Depuis, les suc­cès d’autres entre­pris­es français­es sont au ren­dez-vous. Quelques exem­ples suiv­ent qui sont loin d’être les seuls :

  • . Accor a fait appel à la Bourse de Syd­ney pour son développe­ment en Asie, et est devenu en quelques années le pre­mier hôte­lier du pays ;
  • Suez-Lyon­naise (Ondeo) s’est asso­cié à une société locale, et a obtenu le traite­ment des eaux de Syd­ney. Viven­di envi­ron­nement en plus du traite­ment des eaux de la ville d’Adélaïde a obtenu la con­ces­sion de nom­breux réseaux de trans­port pub­lic à Mel­bourne et dans le New South Wales, et du ramas­sage et du traite­ment de déchets dans tout le pays ;
  • Thalès en joint-ven­ture avec une société aus­trali­enne a racheté le prin­ci­pal pro­duc­teur aus­tralien d’arme­ments (ADI, Aus­tralian Defence Industries) ;
  • EADS a rem­porté les inten­tions de com­man­des de Qan­tas pour l’Air­bus A380, et un con­trat de four­ni­tures d’héli­cop­tères pour l’ar­mée australienne ;
  • AXA a pris le con­trôle d’une mutuelle locale très bien implan­tée en Asie ;
  • Pern­od-Ricard est pro­prié­taire de la mar­que Jacob’s Creek, pre­mière mar­que expor­ta­trice de vins australiens ;
  • dernière en date, Schnei­der a fait une acqui­si­tion majeure en reprenant la société d’ap­pareil­lage élec­trique Clip­sal, qui a une présence forte sur le marché asiatique.


Les con­di­tions de ces suc­cès ne sont pas dif­férentes de celles néces­saires sur d’autres marchés dévelop­pés. L’as­so­ci­a­tion avec des entre­pris­es locales, l’u­til­i­sa­tion de cadres locaux dont la com­pé­tence n’a rien à envi­er à celles des meilleurs cadres inter­na­tionaux, l’adap­ta­tion aux con­di­tions de tra­vail locales, et si néces­saire l’ap­pel à un marché des cap­i­taux effi­cace et sophis­tiqué à la Bourse de Sydney. 

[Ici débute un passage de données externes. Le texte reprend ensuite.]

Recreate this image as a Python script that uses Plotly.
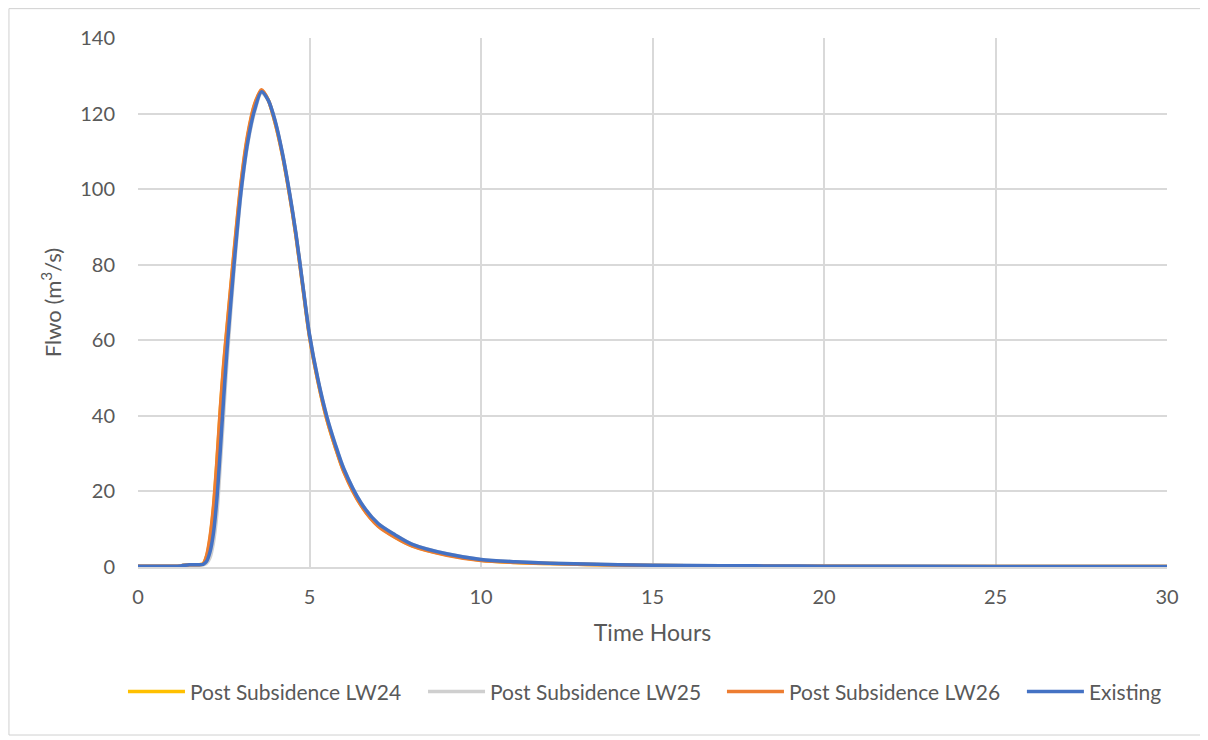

Joël Hakim a effec­tué l’essen­tiel de sa car­rière dans le groupe Pechiney, en France, en Amérique latine, au Japon et en Aus­tralie où il réside depuis qu’il a quit­té le Groupe en 1999. Il y exerce une activ­ité de con­sul­tant, et siège dans des con­seils d’ad­min­is­tra­tion en Aus­tralie et en Corée du Sud. Il a été prési­dent de la Cham­bre de com­merce fran­co-aus­trali­enne. Il est actuelle­ment con­seiller du Com­merce extérieur et prési­dent du Comité de l’Al­liance française à Syd­ney.